Move data from Azure SQL DB to Lakehouse via data pipeline
In this tutorial, you build a data pipeline to move data in Azure SQL Database to Lakehouse. This experience shows you a quick demo about how to use data pipeline copy activity and how to load data into Lakehouse.
Prerequisites
To get started, you must complete the following prerequisites:
- A Microsoft Fabric tenant account with an active subscription. Create an account for free.
- Make sure you have a Microsoft Fabric enabled Workspace: Create a workspace.
Create a data pipeline
Navigate to Power BI.
Select the Power BI icon in the bottom left of the screen, then select Data factory to open homepage of Data Factory.
Navigate to your Microsoft Fabric workspace. If you created a new workspace in the prior Prerequisites section, use this one.
Select Data pipeline and then input a pipeline name to create a new pipeline.
Copy data using data pipeline
In this session, you start to build your data pipeline by following below steps about copying data from Azure SQL Database to Lakehouse.
Add a copy activity
Open an existing data pipeline or create a new data pipeline.

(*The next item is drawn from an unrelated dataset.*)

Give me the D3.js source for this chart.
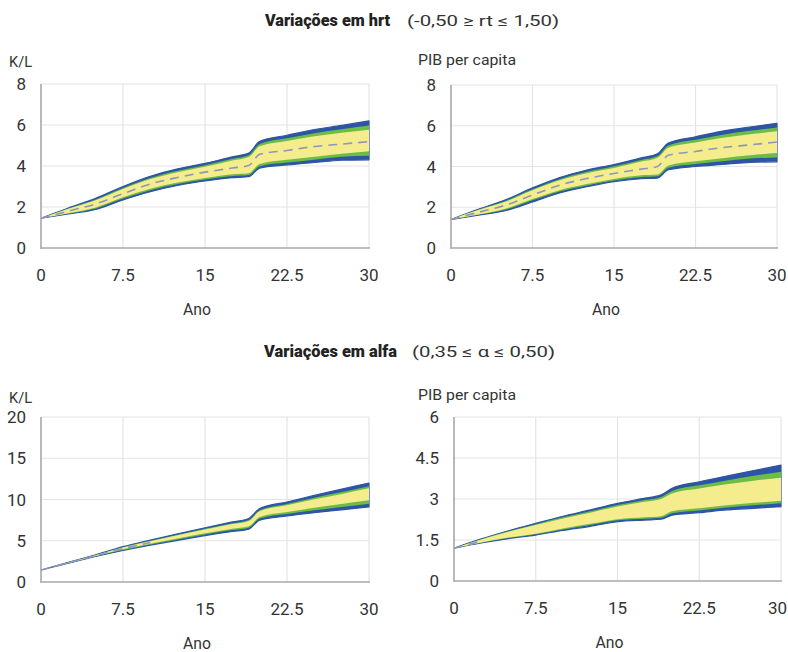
<!DOCTYPE html>
<html><head><meta charset="utf-8">
<script src="https://cdn.jsdelivr.net/npm/d3@7"></script>
<style>
body{margin:0;background:#fff;}
svg{display:block;}
text{font-family:Roboto,'Liberation Sans',sans-serif;fill:#333;}
</style></head><body>
<svg id="c" width="788" height="652"></svg>
<script>
const years = [0, 2.5, 5, 7.5, 10, 12.5, 15, 17.5, 19, 20, 22.5, 25, 27.5, 30];
const xTicks = [0, 7.5, 15, 22.5, 30];
const xTickLabels = ["0", "7.5", "15", "22.5", "30"];

// Panel 1: K/L, variações em hrt
const p1BlueHigh   = [1.45, 1.95, 2.42, 3.0, 3.5, 3.86, 4.13, 4.45, 4.63, 5.2, 5.5, 5.78, 5.98, 6.2];
const p1GreenHigh  = [1.45, 1.93, 2.37, 2.93, 3.42, 3.77, 4.04, 4.35, 4.52, 5.07, 5.35, 5.6, 5.79, 5.97];
const p1YellowHigh = [1.45, 1.91, 2.33, 2.88, 3.36, 3.7, 3.96, 4.27, 4.44, 4.96, 5.22, 5.45, 5.62, 5.77];
const p1Mid        = [1.45, 1.8, 2.15, 2.65, 3.12, 3.44, 3.7, 3.9, 4.02, 4.57, 4.76, 4.95, 5.07, 5.19];
const p1YellowLow  = [1.45, 1.7, 1.98, 2.47, 2.89, 3.19, 3.42, 3.6, 3.65, 4.1, 4.3, 4.45, 4.6, 4.72];
const p1GreenLow   = [1.45, 1.68, 1.93, 2.41, 2.82, 3.12, 3.34, 3.51, 3.56, 3.99, 4.17, 4.31, 4.45, 4.5];
const p1BlueLow    = [1.45, 1.66, 1.88, 2.35, 2.75, 3.05, 3.27, 3.43, 3.48, 3.9, 4.05, 4.17, 4.28, 4.3];

// Panel 2: PIB per capita, variações em hrt
const p2BlueHigh   = [1.4, 1.9, 2.36, 2.95, 3.46, 3.83, 4.1, 4.42, 4.62, 5.15, 5.46, 5.74, 5.94, 6.12];
const p2GreenHigh  = [1.4, 1.88, 2.31, 2.88, 3.38, 3.74, 4.01, 4.32, 4.51, 5.03, 5.31, 5.56, 5.75, 5.92];
const p2YellowHigh = [1.4, 1.86, 2.27, 2.83, 3.32, 3.67, 3.93, 4.24, 4.43, 4.92, 5.18, 5.41, 5.58, 5.73];
const p2Mid        = [1.4, 1.75, 2.1, 2.6, 3.08, 3.41, 3.66, 3.87, 4.0, 4.55, 4.74, 4.93, 5.06, 5.2];
const p2YellowLow  = [1.4, 1.65, 1.93, 2.4, 2.84, 3.14, 3.39, 3.57, 3.61, 4.05, 4.26, 4.41, 4.55, 4.66];
const p2GreenLow   = [1.4, 1.63, 1.88, 2.34, 2.77, 3.07, 3.31, 3.48, 3.52, 3.94, 4.12, 4.26, 4.39, 4.44];
const p2BlueLow    = [1.4, 1.61, 1.83, 2.26, 2.7, 3.01, 3.26, 3.4, 3.43, 3.84, 4.0, 4.1, 4.2, 4.23];

// Panel 3: K/L, variações em alfa
const p3BlueHigh   = [1.45, 2.38, 3.3, 4.28, 5.08, 5.85, 6.58, 7.28, 7.7, 8.9, 9.7, 10.5, 11.25, 12.0];
const p3GreenHigh  = [1.45, 2.37, 3.27, 4.22, 5.0, 5.74, 6.45, 7.12, 7.52, 8.7, 9.46, 10.21, 10.9, 11.6];
const p3YellowHigh = [1.45, 2.36, 3.25, 4.18, 4.95, 5.67, 6.36, 7.02, 7.4, 8.57, 9.31, 10.02, 10.68, 11.35];
const p3Mid        = [1.45, 2.33, 3.2, 4.05, 4.78, null, null, null, null, null, null, null, null, null];
const p3YellowLow  = [1.45, 2.31, 3.16, 3.96, 4.65, 5.27, 5.9, 6.45, 6.76, 7.89, 8.48, 8.99, 9.45, 9.9];
const p3GreenLow   = [1.45, 2.29, 3.13, 3.89, 4.56, 5.16, 5.76, 6.29, 6.58, 7.7, 8.24, 8.69, 9.1, 9.5];
const p3BlueLow    = [1.45, 2.28, 3.1, 3.83, 4.48, 5.05, 5.63, 6.13, 6.4, 7.5, 8.0, 8.4, 8.75, 9.1];

// Panel 4: PIB per capita, variações em alfa
const p4BlueHigh   = [1.2, 1.54, 1.84, 2.11, 2.37, 2.6, 2.84, 3.03, 3.15, 3.39, 3.63, 3.84, 4.04, 4.24];
const p4GreenHigh  = [1.2, 1.53, 1.82, 2.08, 2.33, 2.55, 2.78, 2.96, 3.07, 3.29, 3.5, 3.68, 3.85, 4.0];
const p4YellowHigh = [1.2, 1.52, 1.8, 2.05, 2.29, 2.5, 2.73, 2.9, 3.0, 3.2, 3.38, 3.54, 3.67, 3.78];
const p4Mid        = [1.2, 1.46, null, null, null, null, null, null, null, null, null, null, null, null];
const p4YellowLow  = [1.2, 1.41, 1.59, 1.73, 1.92, 2.09, 2.26, 2.33, 2.37, 2.55, 2.66, 2.77, 2.86, 2.94];
const p4GreenLow   = [1.2, 1.4, 1.57, 1.71, 1.88, 2.05, 2.22, 2.28, 2.31, 2.48, 2.58, 2.69, 2.77, 2.84];
const p4BlueLow    = [1.2, 1.39, 1.55, 1.68, 1.85, 2.0, 2.17, 2.23, 2.26, 2.41, 2.5, 2.6, 2.66, 2.72];

const yTicksA = [0, 2, 4, 6, 8];
const yTickLabelsA = ["0", "2", "4", "6", "8"];
const yTicksB = [0, 5, 10, 15, 20];
const yTickLabelsB = ["0", "5", "10", "15", "20"];
const yTicksC = [0, 1.5, 3, 4.5, 6];
const yTickLabelsC = ["0", "1.5", "3", "4.5", "6"];

const panels = [
  {x0:41, x1:369, y0:84, y1:248, ymax:8, yt:yTicksA, ytl:yTickLabelsA, ylab:"K/L", ylabX:9, ylabY:67,
   bh:p1BlueHigh, gh:p1GreenHigh, yh:p1YellowHigh, mid:p1Mid, yl:p1YellowLow, gl:p1GreenLow, bl:p1BlueLow},
  {x0:451, x1:777, y0:85, y1:248, ymax:8, yt:yTicksA, ytl:yTickLabelsA, ylab:"PIB per capita", ylabX:418, ylabY:65,
   bh:p2BlueHigh, gh:p2GreenHigh, yh:p2YellowHigh, mid:p2Mid, yl:p2YellowLow, gl:p2GreenLow, bl:p2BlueLow},
  {x0:41, x1:369, y0:417, y1:582, ymax:20, yt:yTicksB, ytl:yTickLabelsB, ylab:"K/L", ylabX:9, ylabY:403,
   bh:p3BlueHigh, gh:p3GreenHigh, yh:p3YellowHigh, mid:p3Mid, yl:p3YellowLow, gl:p3GreenLow, bl:p3BlueLow},
  {x0:454, x1:781, y0:417, y1:581, ymax:6, yt:yTicksC, ytl:yTickLabelsC, ylab:"PIB per capita", ylabX:418, ylabY:400,
   bh:p4BlueHigh, gh:p4GreenHigh, yh:p4YellowHigh, mid:p4Mid, yl:p4YellowLow, gl:p4GreenLow, bl:p4BlueLow}
];

const svg = d3.select("#c");
const BLUE = "#2e55a5", GREEN = "#6bbd45", YELLOW = "#f5ec8e", MID = "#8d97b8";
const W = 788;

panels.forEach(p => {
  const x = d3.scaleLinear().domain([0, 30]).range([p.x0, p.x1]);
  const y = d3.scaleLinear().domain([0, p.ymax]).range([p.y1, p.y0]);
  const g = svg.append("g");

  // grid
  g.selectAll("line.vg").data(xTicks.slice(1)).enter().append("line")
    .attr("x1", d => x(d)).attr("x2", d => x(d)).attr("y1", p.y0).attr("y2", p.y1)
    .attr("stroke", "#e4e4e4").attr("stroke-width", 1.2);
  g.selectAll("line.hg").data(p.yt.slice(1)).enter().append("line")
    .attr("x1", p.x0).attr("x2", p.x1).attr("y1", d => y(d)).attr("y2", d => y(d))
    .attr("stroke", "#e4e4e4").attr("stroke-width", 1.2);

  const rows = years.map((t, i) => ({t, bh:p.bh[i], gh:p.gh[i], yh:p.yh[i], mid:p.mid[i], yl:p.yl[i], gl:p.gl[i], bl:p.bl[i]}));
  const area = (lo, hi) => d3.area().curve(d3.curveMonotoneX).x(d => x(d.t)).y0(d => y(d[lo])).y1(d => y(d[hi]));
  g.append("path").datum(rows).attr("d", area("bl", "bh")).attr("fill", BLUE)
    .attr("stroke", BLUE).attr("stroke-width", 1.2).attr("stroke-linejoin", "round");
  g.append("path").datum(rows).attr("d", area("gl", "gh")).attr("fill", GREEN);
  g.append("path").datum(rows).attr("d", area("yl", "yh")).attr("fill", YELLOW);
  const midLine = d3.line().curve(d3.curveMonotoneX).defined(d => d.mid != null).x(d => x(d.t)).y(d => y(d.mid));
  g.append("path").datum(rows).attr("d", midLine).attr("fill", "none")
    .attr("stroke", MID).attr("stroke-width", 1.6).attr("stroke-dasharray", "9,6");

  // axes
  g.append("line").attr("x1", p.x0).attr("x2", p.x0).attr("y1", p.y0).attr("y2", p.y1 + 1)
    .attr("stroke", "#a8a8a8").attr("stroke-width", 1.6);
  g.append("line").attr("x1", p.x0).attr("x2", p.x1 + 1).attr("y1", p.y1).attr("y2", p.y1)
    .attr("stroke", "#a8a8a8").attr("stroke-width", 1.6);

  // y tick labels
  g.selectAll("text.yt").data(p.yt).enter().append("text")
    .attr("x", p.x0 - 15).attr("y", d => y(d)).attr("dy", "0.36em")
    .attr("text-anchor", "end").attr("font-size", 17)
    .text((d, i) => p.ytl[i]);
  // x tick labels (kept inside the page)
  g.selectAll("text.xt").data(xTicks).enter().append("text")
    .attr("y", p.y1 + 33)
    .attr("text-anchor", "middle").attr("font-size", 17)
    .text((d, i) => xTickLabels[i])
    .attr("x", function(d) {
      const w = this.getComputedTextLength();
      return Math.min(x(d), W - 1 - w / 2);
    });
  // axis titles
  g.append("text").attr("x", (p.x0 + p.x1) / 2 - 8).attr("y", p.y1 + 67)
    .attr("text-anchor", "middle").attr("font-size", 16)
    .attr("textLength", 28).attr("lengthAdjust", "spacingAndGlyphs").text("Ano");
  g.append("text").attr("x", p.ylabX).attr("y", p.ylabY).attr("font-size", 14)
    .attr("textLength", p.ylab === "K/L" ? 23 : 98).attr("lengthAdjust", "spacingAndGlyphs").text(p.ylab);
});

// titles
svg.append("text").attr("x", 265).attr("y", 26).attr("font-size", 16).attr("font-weight", "900")
  .attr("textLength", 125).attr("lengthAdjust", "spacingAndGlyphs").style("fill", "#222").text("Variações em hrt");
svg.append("text").attr("x", 407).attr("y", 26).attr("font-size", 15)
  .attr("textLength", 152).attr("lengthAdjust", "spacingAndGlyphs").text("(-0,50 ≥ rt ≤ 1,50)");
svg.append("text").attr("x", 264).attr("y", 357).attr("font-size", 16).attr("font-weight", "900")
  .attr("textLength", 133).attr("lengthAdjust", "spacingAndGlyphs").style("fill", "#222").text("Variações em alfa");
svg.append("text").attr("x", 412).attr("y", 357).attr("font-size", 15)
  .attr("textLength", 143).attr("lengthAdjust", "spacingAndGlyphs").text("(0,35 ≤ α ≤ 0,50)");
</script>
</body></html>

Add a copy activity either by selecting Add pipeline activity > Copy activity or by selecting Copy data > Add to canvas under the Activities tab.
Configure your source under the source tab
Select + New beside the Connection to create a connection to your data source.
Choose the data source type from the pop-up window. You'll use Azure SQL Database as an example. Select Azure SQL Database, and then select Continue.
It navigates to the connection creation page. Fill in the required connection information on the panel, and then select Create. For the details of connection creation for each type of data source, you can refer to each connector article.
Once your connection is created successfully, it takes you back to the data pipeline page. Then select Refresh to fetch the connection that you created from the drop-down list. You could also choose an existing Azure SQL Database connection from the drop-down directly if you already created it before. The capabilities of Test connection and Edit are available to each selected connection. Then select Azure SQL Database in Connection type.
Specify a table to be copied. Select Preview data to preview your source table. You can also use Query and Stored procedure to read data from your source.
Expand Advanced for more advanced settings.
Configure your destination under the destination tab
Choose your destination type. It could be either your internal first class data store from your workspace, such as Lakehouse, or your external data stores. You'll use Lakehouse as an example.
Choose to use Lakehouse in Workspace data store type. Select + New, and it navigates you to the Lakehouse creation page. Specify your Lakehouse name and then select Create.
Once your connection is created successfully, it takes you back to the data pipeline page. Then select Refresh to fetch the connection that you created from the drop-down list. You could also choose an existing Lakehouse connection from the drop-down directly if you already created it before.
Specify a table or set up the file path to define the file or folder as the destination. Here select Tables and specify a table to write data.
Expand Advanced for more advanced settings.
Now you can either save your data pipeline with this single copy activity or continue to design your data pipeline.
Run and schedule your data pipeline
After completing the configuration of your data pipeline, run the data pipeline to trigger the copy activity. You can also schedule your data pipeline run if needed.
Switch to the Home tab and select Run. A confirmation dialog is displayed. Then select Save and run to start the activity.
You can monitor the running process and check the results on the Output tab below the data pipeline canvas. Select the run details button (with the glasses icon highlighted) to view the run details.
The run details show how much data was read and written and various other details about the run.
You can also schedule the data pipeline to run with a specific frequency as required. Below is an example scheduling the data pipeline to run every 15 minutes. You can also specify the Start time and End time for your schedule. If you don't specify a start time, the start time is the time your schedule applies. If you don't specify an end time, your data pipeline run will keep recurring every 15 minutes.